→ Directions for this task: For the copy, please give all of the data again exactly and leave the pictures out.

:::::

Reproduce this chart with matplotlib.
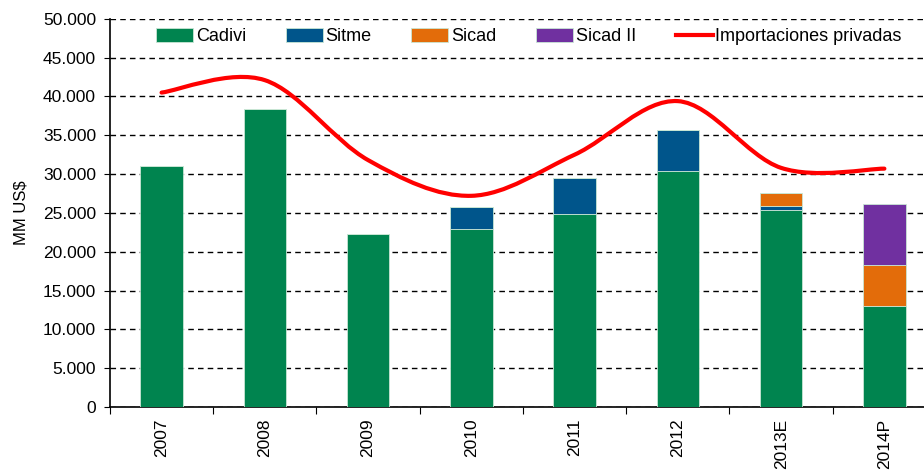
import numpy as np
import matplotlib.pyplot as plt
from matplotlib.path import Path
from matplotlib.patches import PathPatch
from matplotlib.lines import Line2D
from matplotlib.ticker import FuncFormatter

plt.rcParams['font.family'] = ['Liberation Sans', 'DejaVu Sans']

years = ['2007', '2008', '2009', '2010', '2011', '2012', '2013E', '2014P']
cadivi = [31000, 38400, 22300, 22900, 24800, 30400, 25400, 13000]
sitme = [0, 0, 0, 2800, 4700, 5300, 500, 0]
sicad = [0, 0, 0, 0, 0, 0, 1700, 5300]
sicad2 = [0, 0, 0, 0, 0, 0, 0, 7900]
importaciones = [40500, 42100, 31800, 27200, 32500, 39400, 30800, 30700]

c_green = '#00844F'
c_blue = '#00558B'
c_orange = '#E36C0A'
c_purple = '#7030A0'
c_red = '#FF0000'

fig = plt.figure(figsize=(9.24, 4.71), dpi=100)
ax = fig.add_axes([0.119, 0.136, 0.894, 0.824])

x = np.arange(len(years))
w = 0.41
edge = dict(edgecolor='#C8E6D4', linewidth=0.6)
bottom = np.zeros(len(years))
for vals, col, lab in [(cadivi, c_green, 'Cadivi'), (sitme, c_blue, 'Sitme'),
                       (sicad, c_orange, 'Sicad'), (sicad2, c_purple, 'Sicad II')]:
    v = np.array(vals, dtype=float)
    ax.bar(x, v, w, bottom=bottom, color=col, label=lab, zorder=3, **edge)
    bottom += v

# smoothed line (Catmull-Rom as bezier segments, like Excel's smoothed line)
pts = np.column_stack([x, importaciones]).astype(float)
verts = [pts[0]]
codes = [Path.MOVETO]
n = len(pts)
for i in range(n - 1):
    p0 = pts[i - 1] if i > 0 else pts[i]
    p1 = pts[i]
    p2 = pts[i + 1]
    p3 = pts[i + 2] if i + 2 < n else pts[i + 1]
    c1 = p1 + (p2 - p0) / 6.0
    c2 = p2 - (p3 - p1) / 6.0
    verts += [c1, c2, p2]
    codes += [Path.CURVE4] * 3
ax.add_patch(PathPatch(Path(verts, codes), facecolor='none', edgecolor=c_red,
                       lw=3, zorder=4, capstyle='round'))

ax.set_xlim(-0.5, len(years) - 0.5)
ax.set_ylim(0, 50000)
ax.set_yticks(np.arange(0, 50001, 5000))
ax.yaxis.set_major_formatter(FuncFormatter(lambda v, p: f'{int(v):,}'.replace(',', '.')))
ax.grid(axis='y', color='black', linestyle=(0, (4, 3)), linewidth=1, zorder=1)

ax.set_xticks(np.arange(-0.5, len(years), 1.0))
ax.set_xticklabels([])
ax.set_xticks(x, minor=True)
ax.set_xticklabels(years, minor=True, rotation=90, fontsize=12.5)
ax.tick_params(axis='x', which='major', length=5, direction='out', color='black')
ax.tick_params(axis='x', which='minor', length=0, pad=8.5)
ax.tick_params(axis='y', length=4, labelsize=12.5, pad=6, direction='out', color='black')

ax.set_ylabel('MM US$', fontsize=12, labelpad=10)

for s in ['top', 'right']:
    ax.spines[s].set_visible(False)
ax.spines['left'].set_linewidth(1.2)
ax.spines['bottom'].set_linewidth(1.2)

handles, labels = ax.get_legend_handles_labels()
handles.append(Line2D([0], [0], color=c_red, lw=3))
labels.append('Importaciones privadas')
ax.legend(handles, labels, loc='upper left', bbox_to_anchor=(0.047, 0.995), ncol=5,
          frameon=False, fontsize=13, handlelength=2.05, handleheight=0.8,
          handletextpad=0.15, columnspacing=2.2, borderaxespad=0)

fig.savefig('out.png', dpi=100)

:::::

→ Task answer:
Reproduce this chart with matplotlib.
import numpy as np
import matplotlib.pyplot as plt
from matplotlib.path import Path
from matplotlib.patches import PathPatch
from matplotlib.lines import Line2D
from matplotlib.ticker import FuncFormatter

plt.rcParams['font.family'] = ['Liberation Sans', 'DejaVu Sans']

years = ['2007', '2008', '2009', '2010', '2011', '2012', '2013E', '2014P']
cadivi = [31000, 38400, 22300, 22900, 24800, 30400, 25400, 13000]
sitme = [0, 0, 0, 2800, 4700, 5300, 500, 0]
sicad = [0, 0, 0, 0, 0, 0, 1700, 5300]
sicad2 = [0, 0, 0, 0, 0, 0, 0, 7900]
importaciones = [40500, 42100, 31800, 27200, 32500, 39400, 30800, 30700]

c_green = '#00844F'
c_blue = '#00558B'
c_orange = '#E36C0A'
c_purple = '#7030A0'
c_red = '#FF0000'

fig = plt.figure(figsize=(9.24, 4.71), dpi=100)
ax = fig.add_axes([0.119, 0.136, 0.894, 0.824])

x = np.arange(len(years))
w = 0.41
edge = dict(edgecolor='#C8E6D4', linewidth=0.6)
bottom = np.zeros(len(years))
for vals, col, lab in [(cadivi, c_green, 'Cadivi'), (sitme, c_blue, 'Sitme'),
                       (sicad, c_orange, 'Sicad'), (sicad2, c_purple, 'Sicad II')]:
    v = np.array(vals, dtype=float)
    ax.bar(x, v, w, bottom=bottom, color=col, label=lab, zorder=3, **edge)
    bottom += v

# smoothed line (Catmull-Rom as bezier segments, like Excel's smoothed line)
pts = np.column_stack([x, importaciones]).astype(float)
verts = [pts[0]]
codes = [Path.MOVETO]
n = len(pts)
for i in range(n - 1):
    p0 = pts[i - 1] if i > 0 else pts[i]
    p1 = pts[i]
    p2 = pts[i + 1]
    p3 = pts[i + 2] if i + 2 < n else pts[i + 1]
    c1 = p1 + (p2 - p0) / 6.0
    c2 = p2 - (p3 - p1) / 6.0
    verts += [c1, c2, p2]
    codes += [Path.CURVE4] * 3
ax.add_patch(PathPatch(Path(verts, codes), facecolor='none', edgecolor=c_red,
                       lw=3, zorder=4, capstyle='round'))

ax.set_xlim(-0.5, len(years) - 0.5)
ax.set_ylim(0, 50000)
ax.set_yticks(np.arange(0, 50001, 5000))
ax.yaxis.set_major_formatter(FuncFormatter(lambda v, p: f'{int(v):,}'.replace(',', '.')))
ax.grid(axis='y', color='black', linestyle=(0, (4, 3)), linewidth=1, zorder=1)

ax.set_xticks(np.arange(-0.5, len(years), 1.0))
ax.set_xticklabels([])
ax.set_xticks(x, minor=True)
ax.set_xticklabels(years, minor=True, rotation=90, fontsize=12.5)
ax.tick_params(axis='x', which='major', length=5, direction='out', color='black')
ax.tick_params(axis='x', which='minor', length=0, pad=8.5)
ax.tick_params(axis='y', length=4, labelsize=12.5, pad=6, direction='out', color='black')

ax.set_ylabel('MM US$', fontsize=12, labelpad=10)

for s in ['top', 'right']:
    ax.spines[s].set_visible(False)
ax.spines['left'].set_linewidth(1.2)
ax.spines['bottom'].set_linewidth(1.2)

handles, labels = ax.get_legend_handles_labels()
handles.append(Line2D([0], [0], color=c_red, lw=3))
labels.append('Importaciones privadas')
ax.legend(handles, labels, loc='upper left', bbox_to_anchor=(0.047, 0.995), ncol=5,
          frameon=False, fontsize=13, handlelength=2.05, handleheight=0.8,
          handletextpad=0.15, columnspacing=2.2, borderaxespad=0)

fig.savefig('out.png', dpi=100)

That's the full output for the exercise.